In the case of the previous mapping exercise México Indígena in Chiapas and Oaxaca, even Mexican anthropologists hundreds of miles away in Mexico City at the UNAM and five years later still felt that that project had compromised them in the indigenous communities of Mexico. The Honduran and Costa Rican linguists because of this experience in Mexico already had the term “antropologo mercenario” (a mercenary anthropologist) in Spanish before I alerted them to the new mapping project.   What a reputation for US anthropologists to have to try that it does not apply to them.

 In fact in spite of the name, the University of Kansas Minerva funded project only affects Miskito and Garifuna areas in Honduras and not even all of them, but only those in the ZEDE  (Zone of Economic Development) Sico Paulaya in the Honduran Mosquitia (see the Honduran government’s official website on Model Cities www.zede.gob.hn) . The purpose of ZEDE’s or Model Cities is to open the area to foreign investment, which is very suspicious in this area as the  borders of the project encompass the majority of  the Rio Plátano Biosphere.

Miskitos of MASTA, Pech (usually those in the Biosphere are represented by MASTA), and Garifunas of OFRANEH in the Biosphere are concerned about lack of land titles for their communities, but Miskito land use in particular is very hard to title as Westerners or the World Bank PATH (Program for the Adminsitration of Lands in Honduras) project understand land titles as Miskito land use includes lands on the coast but people in that community will also own lands in the interior to farm, and use hunting lands  and trees in the forest for crafts which are often days away from the Coastal village. Gold bearing rivers artisanally panned by all ethnic groups also complicate the picture.

Since the information about the Department of Defense funded US academic supervised mapping project is floating around with the name Centroamerica Indigena, including on UNAM and ACALING websites in Spanish, usually not connected to maps, US academics who travel to Central America should be aware of the potential for more hostility than in the past. According to a recent article of the journal of Society for Applied Anthropology this confusing of who is your friend and who is against you and causing identity conflict is part of the Counter Insurgency policy again being used by the US military. When applied to an area where AK 47’s are common and even the nurses wear pistols like the Rio Platano Biosphere, the dream of ecotourism so glowingly reported in the Wikipedia article on the Rio Platano Biosphere, seems very unlikely to return in the short term.
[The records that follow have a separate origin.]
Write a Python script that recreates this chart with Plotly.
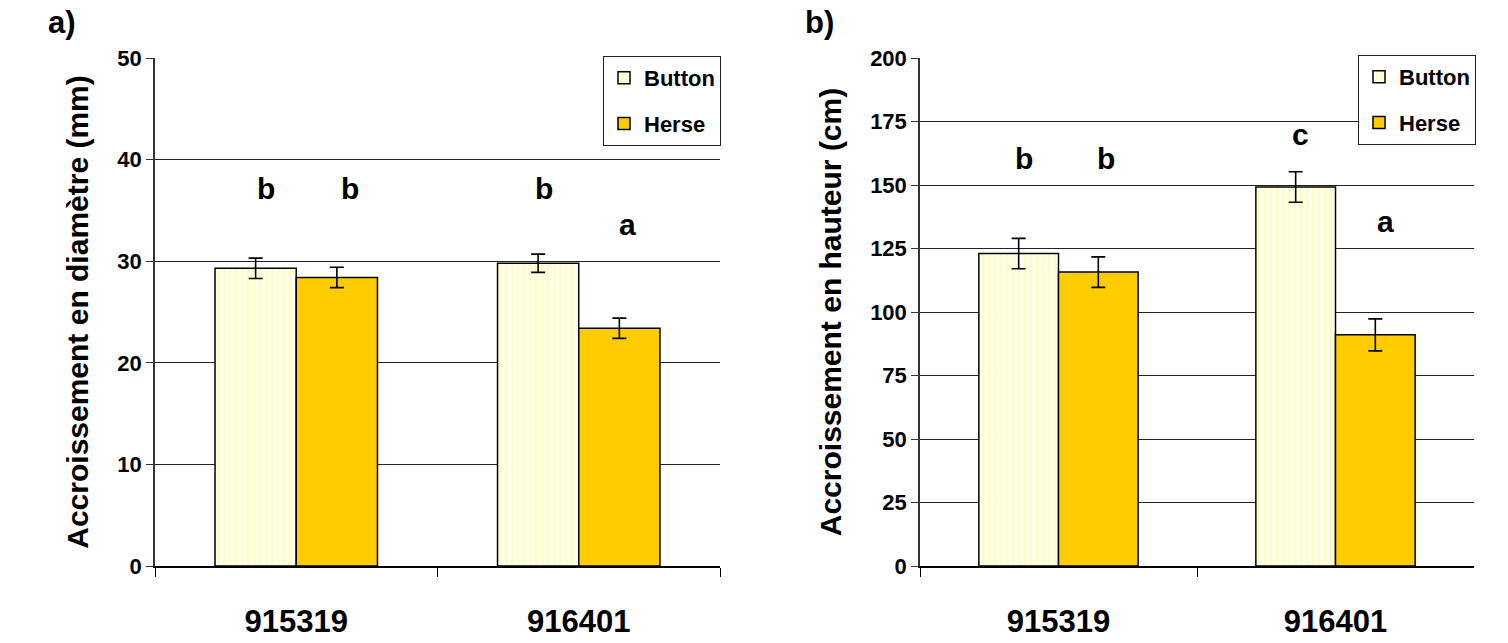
import plotly.graph_objects as go

# ---- data ----
categories = ["915319", "916401"]
series_names = ["Button", "Herse"]

diam_button = [29.3, 29.8]
diam_button_err = [1.0, 0.9]
diam_herse = [28.4, 23.4]
diam_herse_err = [1.0, 1.0]

haut_button = [123.0, 149.2]
haut_button_err = [6.0, 6.0]
haut_herse = [115.7, 91.0]
haut_herse_err = [6.0, 6.3]

# significance letters (text, x position in category units, y value)
diam_letters = ["b", "b", "b", "a"]
diam_letters_x = [-0.107, 0.190, 0.877, 1.174]
diam_letters_y = [37.2, 37.2, 37.2, 33.6]

haut_letters = ["b", "b", "c", "a"]
haut_letters_x = [-0.125, 0.171, 0.875, 1.179]
haut_letters_y = [160.6, 160.6, 169.7, 135.8]

FONT = "Arial, Liberation Sans, sans-serif"
BUTTON_BG = "#FFFFFF"
BUTTON_FG = "#FFFF70"
HERSE = "#FFCC00"
PAD = "\u00a0" * 6

fig = go.Figure()

def add_pair(xa, ya, leg, b_vals, b_err, h_vals, h_err):
    fig.add_trace(go.Bar(
        x=categories, y=b_vals, name=series_names[0],
        xaxis=xa, yaxis=ya, legend=leg, legendgroup=leg + "b",
        marker=dict(color=BUTTON_BG, line=dict(color="black", width=1.5),
                    pattern=dict(shape="|", fgcolor=BUTTON_FG, bgcolor=BUTTON_BG,
                                 size=6, solidity=0.5)),
        error_y=dict(type="data", array=b_err, visible=True, color="black",
                     thickness=1.6, width=7),
    ))
    fig.add_trace(go.Bar(
        x=categories, y=h_vals, name=series_names[1],
        xaxis=xa, yaxis=ya, legend=leg, legendgroup=leg + "h",
        marker=dict(color=HERSE, line=dict(color="black", width=1.5)),
        error_y=dict(type="data", array=h_err, visible=True, color="black",
                     thickness=1.6, width=7),
    ))

add_pair("x", "y", "legend", diam_button, diam_button_err, diam_herse, diam_herse_err)
add_pair("x2", "y2", "legend2", haut_button, haut_button_err, haut_herse, haut_herse_err)

W, H = 1508, 643
ydom = [(H - 566) / H, (H - 58) / H]

xcommon = dict(type="category", tickson="boundaries", ticks="outside", ticklen=9,
               tickcolor="black", tickwidth=1, showline=True, linecolor="black",
               linewidth=1.5, showgrid=False, zeroline=False, automargin=False,
               tickfont=dict(family=FONT, size=31, color="black", weight="bold"),
               ticklabelstandoff=27)
ycommon = dict(ticks="outside", ticklen=7, tickcolor="#333", showline=True,
               linecolor="#333", linewidth=1.5, showgrid=True, gridcolor="#222",
               gridwidth=1, zeroline=False, automargin=False,
               tickfont=dict(family=FONT, size=22, color="black", weight="bold"))

fig.update_layout(
    width=W, height=H,
    margin=dict(l=0, r=0, t=0, b=0, autoexpand=False),
    paper_bgcolor="white", plot_bgcolor="white",
    barmode="group", bargap=0.425, bargroupgap=0,
    showlegend=True,
    xaxis=dict(domain=[155 / W, 720 / W], anchor="y", **xcommon),
    xaxis2=dict(domain=[920 / W, 1474 / W], anchor="y2", **xcommon),
    yaxis=dict(domain=ydom, anchor="x", range=[0, 50], dtick=10,
               title=dict(text=PAD + "Accroissement en diamètre (mm)", standoff=20,
                          font=dict(family=FONT, size=30, color="black", weight="bold")),
               **ycommon),
    yaxis2=dict(domain=ydom, anchor="x2", range=[0, 200], dtick=25,
                title=dict(text=PAD + "Accroissement en hauteur (cm)", standoff=20,
                           font=dict(family=FONT, size=30, color="black", weight="bold")),
                **ycommon),
    legend=dict(x=721 / W, y=1 - 56 / H, xanchor="right", yanchor="top",
                bgcolor="white", bordercolor="#222", borderwidth=1,
                font=dict(family=FONT, size=22, color="black", weight="bold"),
                tracegroupgap=14, itemwidth=30),
    legend2=dict(x=1476 / W, y=1 - 55 / H, xanchor="right", yanchor="top",
                 bgcolor="white", bordercolor="#222", borderwidth=1,
                 font=dict(family=FONT, size=22, color="black", weight="bold"),
                 tracegroupgap=14, itemwidth=30),
)

annots = []
for t, xv, yv in zip(diam_letters, diam_letters_x, diam_letters_y):
    annots.append(dict(text=t, x=xv, y=yv, xref="x", yref="y", showarrow=False,
                       font=dict(family=FONT, size=30, color="black", weight="bold")))
for t, xv, yv in zip(haut_letters, haut_letters_x, haut_letters_y):
    annots.append(dict(text=t, x=xv, y=yv, xref="x2", yref="y2", showarrow=False,
                       font=dict(family=FONT, size=30, color="black", weight="bold")))
annots.append(dict(text="a)", x=62 / W, y=1 - 22 / H, xref="paper", yref="paper",
                   xanchor="center", yanchor="middle", showarrow=False,
                   font=dict(family=FONT, size=31, color="black", weight="bold")))
annots.append(dict(text="b)", x=820 / W, y=1 - 22 / H, xref="paper", yref="paper",
                   xanchor="center", yanchor="middle", showarrow=False,
                   font=dict(family=FONT, size=31, color="black", weight="bold")))
fig.update_layout(annotations=annots)

fig.write_html("out.html", config={"displayModeBar": False},
               post_script="document.body.style.margin='0';")
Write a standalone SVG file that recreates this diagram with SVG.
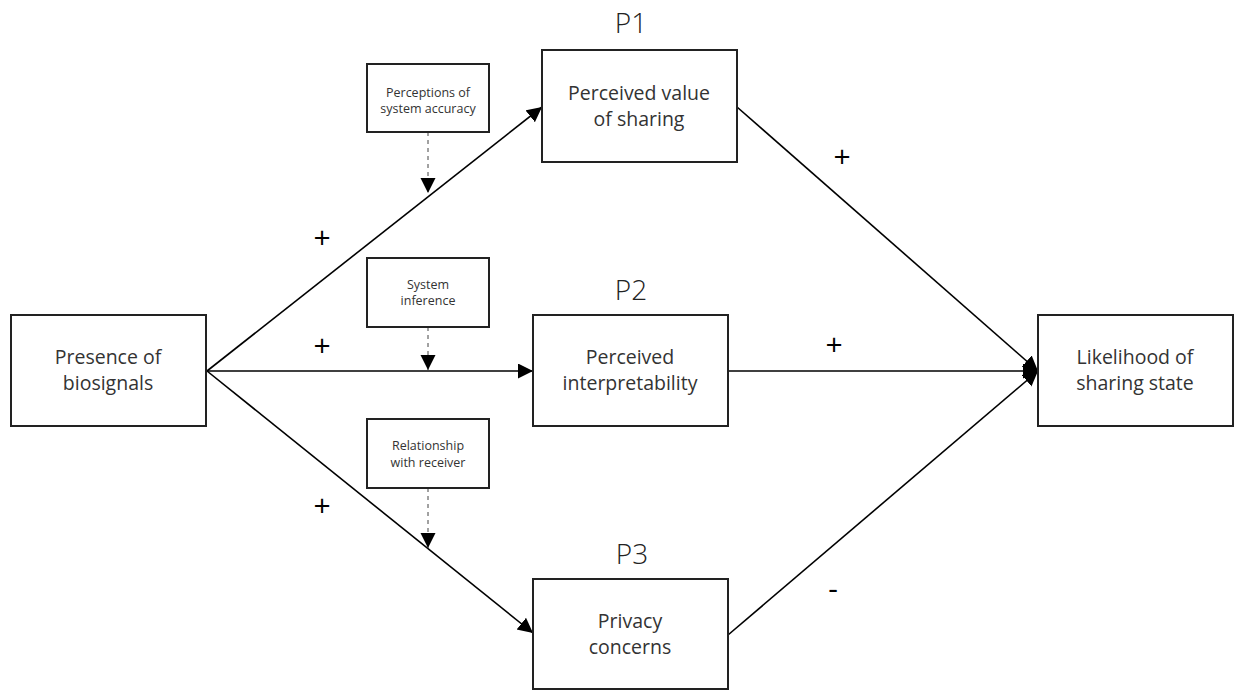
<svg xmlns="http://www.w3.org/2000/svg" width="1235" height="690" viewBox="0 0 1235 690">
<style>
.box{fill:#fff;stroke:#222;stroke-width:2}
.t{font-family:"Open Sans","Liberation Sans",sans-serif;fill:#333;text-anchor:middle}
.m{font-size:19.5px}
.s{font-size:12.5px}
.p{font-size:28px;font-weight:300;fill:#222}
.sign{font-family:"Open Sans","Liberation Sans",sans-serif;font-size:30px;fill:#000;text-anchor:middle}
.ln{stroke:#000;stroke-width:1.6;fill:none}
.ds{stroke:#444;stroke-width:1;stroke-dasharray:4,4;fill:none}
</style>
<defs>
<marker id="ah" markerUnits="userSpaceOnUse" markerWidth="16" markerHeight="16" viewBox="0 0 16 16" refX="15" refY="7.5" orient="auto">
<path d="M0,0 L15,7.5 L0,15 z" fill="#000"/>
</marker>
</defs>
<rect width="1235" height="690" fill="#fff"/>
<g id="connectors">
<line class="ln" x1="207" y1="371" x2="542" y2="107" marker-end="url(#ah)"/>
<line class="ln" x1="207" y1="371" x2="533" y2="371" marker-end="url(#ah)"/>
<line class="ln" x1="207" y1="371" x2="533" y2="633" marker-end="url(#ah)"/>
<line class="ln" x1="737" y1="107" x2="1038" y2="371" marker-end="url(#ah)"/>
<line class="ln" x1="728" y1="371" x2="1038" y2="371" marker-end="url(#ah)"/>
<line class="ln" x1="728" y1="635" x2="1038" y2="371" marker-end="url(#ah)"/>
<line class="ds" x1="428" y1="132" x2="428" y2="193" marker-end="url(#ah)"/>
<line class="ds" x1="428" y1="327" x2="428" y2="370" marker-end="url(#ah)"/>
<line class="ds" x1="428" y1="488" x2="428" y2="548" marker-end="url(#ah)"/>
<text class="sign" x="322" y="248">+</text>
<text class="sign" x="322" y="356">+</text>
<text class="sign" x="322" y="516">+</text>
<text class="sign" x="842" y="167">+</text>
<text class="sign" x="834" y="355">+</text>
<text class="sign" x="833" y="599">-</text>
</g>
<g id="presence">
<rect class="box" x="11" y="315" width="195" height="111"/>
<text class="t m" x="108" y="364">Presence of</text>
<text class="t m" x="108" y="390">biosignals</text>
</g>
<g id="p1">
<text class="t p" x="631" y="33">P1</text>
<rect class="box" x="542" y="50" width="195" height="112"/>
<text class="t m" x="639" y="100">Perceived value</text>
<text class="t m" x="639" y="126">of sharing</text>
</g>
<g id="p2">
<text class="t p" x="631" y="300">P2</text>
<rect class="box" x="533" y="315" width="195" height="111"/>
<text class="t m" x="630" y="364">Perceived</text>
<text class="t m" x="630" y="390">interpretability</text>
</g>
<g id="p3">
<text class="t p" x="632" y="564">P3</text>
<rect class="box" x="533" y="579" width="195" height="110"/>
<text class="t m" x="630" y="628">Privacy</text>
<text class="t m" x="630" y="654">concerns</text>
</g>
<g id="likelihood">
<rect class="box" x="1038" y="315" width="195" height="111"/>
<text class="t m" x="1135" y="364">Likelihood of</text>
<text class="t m" x="1135" y="390">sharing state</text>
</g>
<g id="accuracy">
<rect class="box" x="367" y="64" width="122" height="68"/>
<text class="t s" x="428" y="97">Perceptions of</text>
<text class="t s" x="428" y="113">system accuracy</text>
</g>
<g id="inference">
<rect class="box" x="367" y="258" width="122" height="69"/>
<text class="t s" x="428" y="289">System</text>
<text class="t s" x="428" y="305">inference</text>
</g>
<g id="relationship">
<rect class="box" x="367" y="419" width="122" height="69"/>
<text class="t s" x="428" y="450">Relationship</text>
<text class="t s" x="428" y="467">with receiver</text>
</g>
</svg>
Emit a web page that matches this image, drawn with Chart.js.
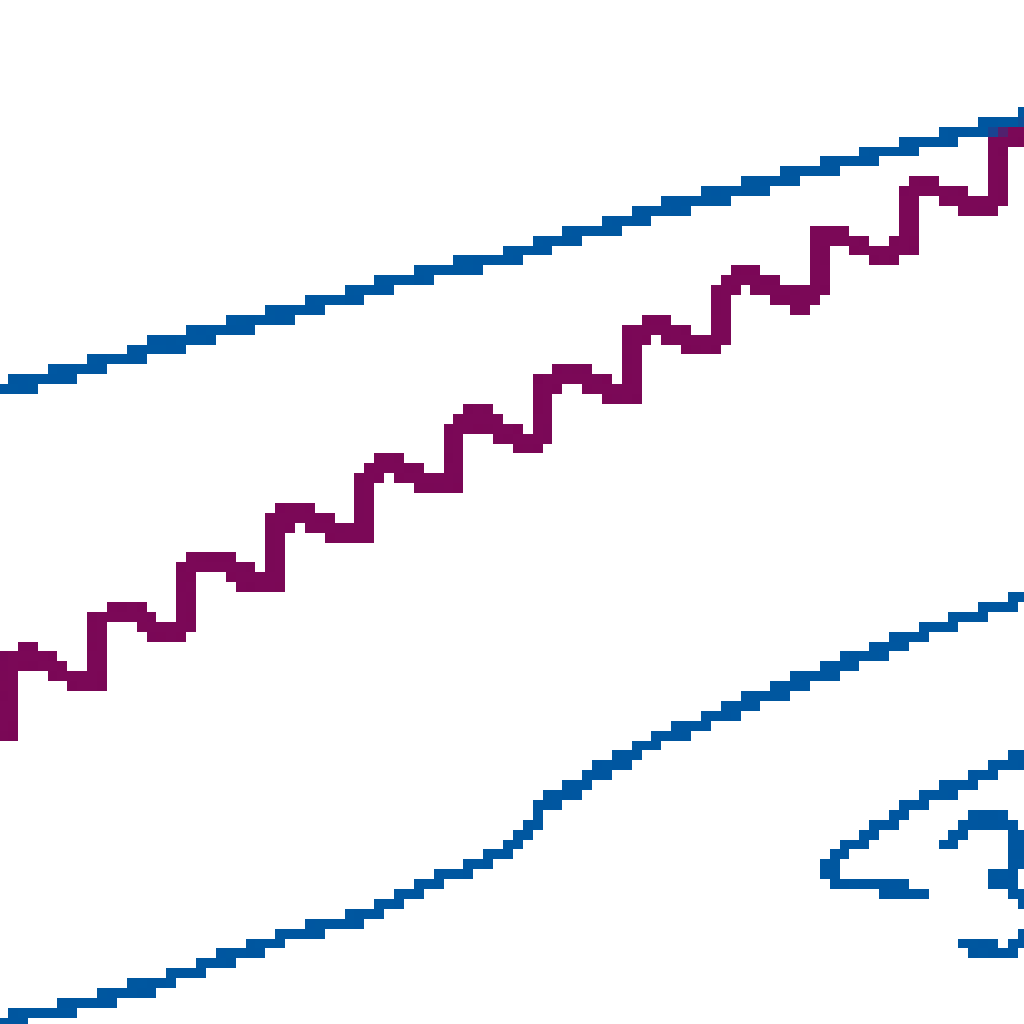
<!DOCTYPE html>
<html>
<head>
<meta charset="utf-8">
<script src="https://cdn.jsdelivr.net/npm/chart.js@4/dist/chart.umd.min.js"></script>
<style>
  html, body { margin: 0; padding: 0; background: #fff; overflow: hidden; }
  #wrap {
    position: absolute;
    left: -2.5px;
    top: -2.5px;
    width: 104px;
    height: 104px;
    transform: scale(9.9);
    transform-origin: 0 0;
  }
  #c {
    image-rendering: pixelated;
    filter: url(#crisp);
  }
</style>
</head>
<body>
<svg width="0" height="0" style="position:absolute">
  <filter id="crisp" color-interpolation-filters="sRGB">
    <feComponentTransfer>
      <feFuncA type="discrete" tableValues="0 0 0 0 1 1 1 1 1 1"/>
    </feComponentTransfer>
  </filter>
</svg>
<div id="wrap"><canvas id="c" width="104" height="104"></canvas></div>
<script>
// values (picture pixels, y grows downward)

// upper trend line
const upperX = [0, 36, 77, 111, 146, 186, 225, 265, 305, 340, 375, 409, 444, 488, 522, 557, 596, 631, 661, 700, 740, 780, 815, 860, 895, 935, 975, 1010, 1030];
const upperY = [390, 380, 369, 359, 349, 339, 329, 319, 309, 299, 289, 279, 269, 260, 250, 240, 230, 220, 210, 200, 190, 180, 170, 160, 150, 140, 130, 120, 116];

// seasonal curve
const seasonX = [0, 7, 9, 22, 45, 60, 80, 96, 98, 115, 135, 150, 168, 184, 187, 206, 224, 240, 258, 275, 277, 296, 316, 335, 355, 364, 366, 388, 403, 428, 452, 455, 479, 493, 508, 523, 541, 544, 568, 583, 600, 622, 631, 634, 652, 666, 680, 705, 720, 722, 741, 761, 786, 796, 806, 815, 817, 840, 862, 882, 898, 906, 908, 930, 950, 975, 992, 995, 1012, 1030];
const seasonY = [730, 724, 664, 654, 662, 672, 682, 680, 620, 612, 614, 624, 632, 626, 566, 562, 564, 574, 582, 578, 516, 512, 522, 532, 534, 530, 476, 460, 472, 482, 480, 432, 412, 423, 433, 442, 436, 386, 374, 376, 388, 394, 390, 336, 324, 328, 338, 343, 340, 296, 275, 283, 293, 306, 294, 290, 232, 236, 246, 256, 250, 242, 192, 186, 196, 206, 204, 142, 134, 130];

// lower trend line
const lowerX = [0, 25, 72, 111, 151, 181, 206, 235, 265, 290, 320, 360, 384, 404, 424, 449, 474, 498, 508, 523, 533, 538, 548, 558, 578, 588, 608, 627, 642, 666, 690, 716, 736, 761, 786, 811, 836, 860, 885, 905, 935, 965, 994, 1020, 1030];
const lowerY = [1020, 1015, 1005, 995, 985, 975, 965, 955, 945, 935, 926, 916, 906, 896, 886, 876, 866, 856, 846, 836, 826, 811, 801, 796, 786, 776, 766, 757, 747, 737, 727, 717, 707, 697, 687, 677, 667, 657, 647, 637, 627, 617, 607, 598, 595];

// hook in the lower right
const hookX = [1030, 1012, 995, 980, 960, 930, 912, 895, 880, 865, 851, 840, 830, 826, 838, 860, 890, 910, 925];
const hookY = [756, 762, 767, 776, 786, 796, 806, 816, 826, 836, 846, 856, 864, 872, 880, 885, 887, 892, 896];

// "3"-like mark, upper and lower strokes
const markTopX = [945, 958, 975, 1003, 1016, 1018, 1017, 995, 1010, 1024, 1030];
const markTopY = [846, 830, 821, 821, 830, 850, 870, 880, 886, 895, 912];
const markLowX = [964, 974, 1000, 1018, 1030];
const markLowY = [934, 948, 951, 946, 930];

const blue = "#0057a0";
const purple = "#7b0857";

function pts(xs, ys) {
  return xs.map((x, i) => ({ x: x, y: ys[i] }));
}

function lineSet(xs, ys, color, width) {
  return {
    data: pts(xs, ys),
    borderColor: color,
    borderWidth: width,
    pointRadius: 0,
    tension: 0,
    fill: false,
    borderJoinStyle: "round",
    clip: false,
  };
}

const ctx = document.getElementById("c").getContext("2d");

new Chart(ctx, {
  type: "line",
  data: {
    datasets: [
      lineSet(upperX, upperY, blue, 1.3),
      lineSet(lowerX, lowerY, blue, 1.3),
      lineSet(hookX, hookY, blue, 1.3),
      lineSet(markTopX, markTopY, blue, 1.3),
      lineSet(markLowX, markLowY, blue, 1.3),
      lineSet(seasonX, seasonY, purple, 2),
    ],
  },
  options: {
    responsive: false,
    devicePixelRatio: 1,
    animation: false,
    layout: { padding: 0 },
    plugins: { legend: { display: false }, tooltip: { enabled: false } },
    scales: {
      x: { type: "linear", display: false, min: -2.5, max: 1027.1 },
      y: { type: "linear", display: false, reverse: true, min: -2.5, max: 1027.1 },
    },
  },
});
</script>
</body>
</html>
Most of the new hotels I have heard of in Honduran indigenous areas like in Moradel, Trujillo, Colon and Vallecito, Olancho next to the Salto del Diablo (jump of the devil named for evil spirits that live there) waterfall among the Pech, Sangrelaya, Colon among the Garífunas seem to be designed to give drug traffickers passing through places to stay out of the way while waiting for buses for the next part of their journey.